In fond memory: The ‘angry’ woman who would not let injustice slide

Friends and admirers fondly remember Najma Sadeque’s activism and disdain for authority


Our Correspondent January 25, 2015
Late journalist Najma Sadeque.

KARACHI:


The conference hall at the Karachi Press Club had a curious centrepiece on Friday evening: a billboard with the caption, “If you think you are too small to make a difference, try sleeping with a mosquito.” The stage was set for a memorial reference in honour of late journalist and activist, Najma Sadeque.


The board was the same that once hung in Sadeque’s room and may well have been the driving force behind her many struggles for human rights. For Sadeque always believed that a single person could make a big difference if only they made the effort.

Whether it be working for women’s rights, labour rights, food insecurity and environmentalism or opposing the forces of capitalism and imperialism, activism was not only her profession - it was her life.



Sadeque passed away on 9 January, 2015 at the age of 72. She was a woman who had worn many hats during the lifetime. She was a journalist, a human rights activiist, founder of the NGO Shirkatgah, researcher and author of several books and reports, a founding member of the Women Action Forum and the list goes on. Her booklets have been translated into 13 languages.

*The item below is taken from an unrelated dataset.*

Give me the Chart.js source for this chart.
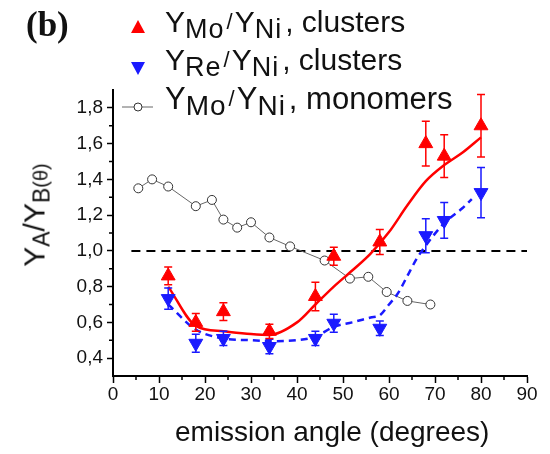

“If she came across any injustice, she took notes and it came out in her articles,” said her daughter, Deneb Sumbul. “She always had an unending number of ideas and perspectives.” She was deemed fearless by many and was known to have no respect for bureaucracy or people in power.

“She was the kind of journalist whose pen was like her sword,” said Anis Haroon, former chairperson of the National Commission on the Status of Women and a close friend. “She had anger inside her - that’s what made her an activist,” she reminisced. “The kind of anger that makes you take action against injustice.”

She wrote an adaptation of the play, Macbeth, called Maqbool in Ziaul Haq’s era so articulately that the censor board did not understand it was against Ziaul Haq and against the execution of Bhutto and let it publish in the newspaper. “There are three ways to look at leadership: The leadership that only takes. The ones who gives in order to take and the ones who give,” said Farida Shaheed from Lahore Shirkatgah.”

She was the one who gave.

Published in The Express Tribune, January 26th, 2015.